Time Warner says you don’t want high speed Internet

After all, if all the people had fast Internet connections, they might provide their own content, ranging from local sports vidoed by fans to parties to local government meetings, and then they wouldn’t be “consumers”, would they? The people would be participants in their own community, ranging from local to state, national, and global. And the big cablecos and telcos wouldn’t be able to monopolize access to information, which is their cash cow now. It will take more than wishful thinking to get TW to help with affordable local high speed Internet access.

Klint Finley wrote for Wired 28 February 2013, You Don’t Want Super-High-Speed Internet, Says Time Warner Cable,

Time Warner Cable chief technology officer Irene Esteves says you don’t really want the gigabit speeds offered by Google Fiber and other high speed providers.

On Wednesday, at a conference in San Francisco, Esteves downplayed the importance of offering a service to compete with Google, as reported by The Verge. “We’re in the business of delivering what consumers want, and to stay a little ahead of what we think they will want…. We just don’t see the need of delivering that to consumers,” she said, referring to gigabit-speed internet connections.

Esteves thinks only business customers will need that kind of bandwidth, and she noted that Time Warner already offers gigabit connections for businesses in some markets.

Right, “in some markets”. How many of you around here can get a gigabit Internet connection? And

Time Warner Cable says Irene Esteves is the Chief Financial Officer, which makes more sense than a Chief Technical Officer spreading this doubtfire.

No, it’s TW CTO Michael LaJoie‘s job to argue against net neutrality. Paul Rodriguez wrote for cabletechtalk at some unknown date, Cable’s internal and external technology picture,

MICHAEL LAJOIE: You know, I think that data’s core TCP/IP isn’t neutral. It isn’t. Protocol stack does certain things first and other things later. It drops different kinds of packets before other kinds of packets. It isn’t neutral. It never was. Routers that know each other and trust each other handle traffic from each other differently from those they don’t know and don’t trust. It’s built into TCP/IP. And so the notion of network neutrality is… I’m not sure where it even came from or how it got started. It’s kind of a marketing ploy.

And it’s his job to ensure Time Warner’s technology keeps people being consumers, not providers. Broadcasting and Cable Hallf of Fame, Michael L. LaJoie, Executive Vice President and Chief Technology Officer, Time Warner Cable Inc.

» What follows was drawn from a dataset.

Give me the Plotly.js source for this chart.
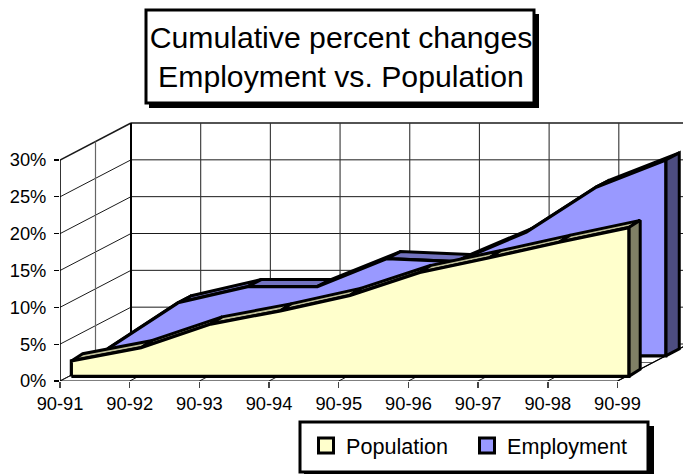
<!DOCTYPE html>
<html>
<head>
<meta charset="utf-8">
<script src="https://cdn.plot.ly/plotly-3.0.1.min.js"></script>
<style>html,body{margin:0;padding:0;background:#fff;overflow:hidden}</style>
</head>
<body>
<div id="chart" style="width:683px;height:474px"></div>
<script>
const categories = ["90-91","90-92","90-93","90-94","90-95","90-96","90-97","90-98","90-99"];
const population = [2.1, 3.9, 7.1, 8.9, 11.0, 14.1, 16.1, 18.2, 20.2];
const employment = [1.0, 7.2, 9.4, 9.4, 13.2, 12.8, 16.8, 22.9, 26.6];
const percentTicks = [0, 5, 10, 15, 20, 25, 30];

const W = 683, H = 474, L = 60, B = 381;
const xMax = 8.94, yMax = 381 / 221 * 30;
const depthX = 71 / (623 / xMax), depthY = 37 / 221 * 30;
const P = (i, v, d, dy) => [i + d * depthX, v + (dy === undefined ? d : dy) * depthY];
const px = x => (x - L) / (W - L);
const py = y => (B - y) / B;

const traces = [];
function poly(points, fill, width) {
  traces.push({
    type: "scatter", mode: "lines", x: points.map(p => p[0]), y: points.map(p => p[1]),
    fill: "toself", fillcolor: fill, line: {color: "#000", width: width, simplify: false},
    showlegend: false, hoverinfo: "skip", cliponaxis: false
  });
}
function line(a, b, width, color) {
  traces.push({
    type: "scatter", mode: "lines", x: [a[0], b[0]], y: [a[1], b[1]],
    line: {color: color || "#1a1a1a", width: width}, showlegend: false, hoverinfo: "skip", cliponaxis: false
  });
}
const n = categories.length - 1;

// walls and floor
percentTicks.forEach(v => {
  const w = v === 30 ? 1.5 : 1;
  line(P(0, v, 0), P(0, v, 1), w);
  line(P(0, v, 1), P(n, v, 1), w);
});
categories.forEach((c, i) => {
  line(P(i, 0, 1), P(i, 30, 1), i === 0 ? 2 : 1.1, i === 0 ? "#000" : "#333");
  line(P(i, 0, 0), P(i, 0, 1), 1);
});
line(P(0, 0, .5), P(0, 30, .5), 1.2, "#666");
line(P(0, 0, .5), P(n, 0, .5), 1, "#666");
line(P(0, 0, 0), P(0, 30, 0), 1.6, "#000");
line(P(0, 0, 0), P(n, 0, 0), 1.2, "#000");
line(P(n, 0, 0), P(n, 0, 1), 1.2, "#000");

function ribbon(values, d0, dy0, d1, front, top, side) {
  for (let i = 0; i < n; i++) {
    poly([P(i, values[i], d0, dy0), P(i + 1, values[i + 1], d0, dy0), P(i + 1, values[i + 1], d1), P(i, values[i], d1), P(i, values[i], d0, dy0)], top, 3);
  }
  poly([P(n, 0, d0, dy0), P(n, values[n], d0, dy0), P(n, values[n], d1), P(n, 0, d1), P(n, 0, d0, dy0)], side, 3);
  const f = values.map((v, i) => P(i, v, d0, dy0));
  poly([P(0, 0, d0, dy0), ...f, P(n, 0, d0, dy0), P(0, 0, d0, dy0)], front, 3.2);
}
ribbon(employment, 0.68, 0.68, 0.87, "#9999FF", "#7373BF", "#4D4D80");
ribbon(population, 0.16, 0.125, 0.32, "#FFFFCC", "#BFBF99", "#808066");

// legend entries
traces.push({type: "scatter", mode: "markers", name: "Population", x: [null], y: [null],
  marker: {symbol: "square", size: 15, color: "#FFFFCC", line: {color: "#000", width: 3}}, hoverinfo: "skip"});
traces.push({type: "scatter", mode: "markers", name: "Employment", x: [null], y: [null],
  marker: {symbol: "square", size: 15, color: "#9999FF", line: {color: "#000", width: 3}}, hoverinfo: "skip"});

function box(x0, y0, x1, y1, fill, lw) {
  return {type: "rect", xref: "paper", yref: "paper", x0: px(x0), x1: px(x1), y0: py(y0), y1: py(y1),
    fillcolor: fill, line: {color: "#000", width: lw}, layer: "above"};
}
const font = "Liberation Sans, Arial, sans-serif";
const layout = {
  width: W, height: H, paper_bgcolor: "#fff", plot_bgcolor: "#fff", showlegend: true, hovermode: false,
  margin: {l: L, r: 0, t: 0, b: H - B, pad: 0, autoexpand: false},
  font: {family: font, color: "#000"},
  title: {text: "Cumulative percent changes<br>Employment vs. Population",
    font: {family: font, size: 30.2, color: "#000"},
    x: px(341), xref: "paper", xanchor: "center", y: 1 - 48 / H, yref: "container", yanchor: "middle", automargin: false},
  xaxis: {range: [0, xMax], tickmode: "array", tickvals: categories.map((c, i) => i), ticktext: categories,
    showgrid: false, zeroline: false, showline: false, ticks: "outside", ticklen: 6, tickwidth: 1.4, tickcolor: "#444",
    tickfont: {family: font, size: 18.3, color: "#000"}},
  yaxis: {range: [0, yMax], tickmode: "array", tickvals: percentTicks, ticktext: percentTicks.map(v => v + "%"),
    showgrid: false, zeroline: false, showline: false, ticks: "outside", ticklen: 5, tickwidth: 1.2, tickcolor: "#000",
    ticklabelstandoff: 4, tickfont: {family: font, size: 18.3, color: "#000"}},
  legend: {orientation: "h", x: px(306), xanchor: "left", y: py(446), yanchor: "middle", yref: "paper",
    bgcolor: "rgba(0,0,0,0)", borderwidth: 0, entrywidth: 116, entrywidthmode: "pixels",
    font: {family: font, size: 21.6, color: "#000"}},
  shapes: [
    box(149, 14, 539, 108, "#000", 0),
    box(146, 10, 534, 103, "#fff", 3),
    box(304, 426, 654, 478, "#000", 0),
    box(300, 422, 648, 472, "#fff", 3)
  ]
};
Plotly.newPlot("chart", traces, layout, {displayModeBar: false, staticPlot: true});
</script>
</body>
</html>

“Mike is a giant steamroller; he is like a big yellow Caterpillar [monster truck] coming at you,” jokes Rossetti. “When he’s on a project, you don’t want to be standing in front of him.

“And that is a good thing,” Rossetti adds, because it has allowed him to implement some innovative but complex technologies. “Mike was responsible for not just the technology but the business side of rolling out VOD…. It was a huge effort he pretty much did by himself with a couple of other people who worked for him. In today’s environment, you’d probably need 40 people to do all that.”

Such traits will continue to be important for Time Warner Cable, which is aggressively rolling out TV Everywhere services that many analysts see as key to cable’s future. “Mike is leading our efforts to give consumers access to any content, at any time, on any device, in any place they want it,” Britt says.

Time Warner is in business to make money, and they’re rolling in the dough from their monopoly position using technology that keeps people consumers, not participants. They are not going to jeapardize that cash cow position for the good will of some mini MSA halfway between Atlanta and Orlando, not unless they’re given a good reason to do so, such as a lot more customers or more profit or losing the customers they’ve got.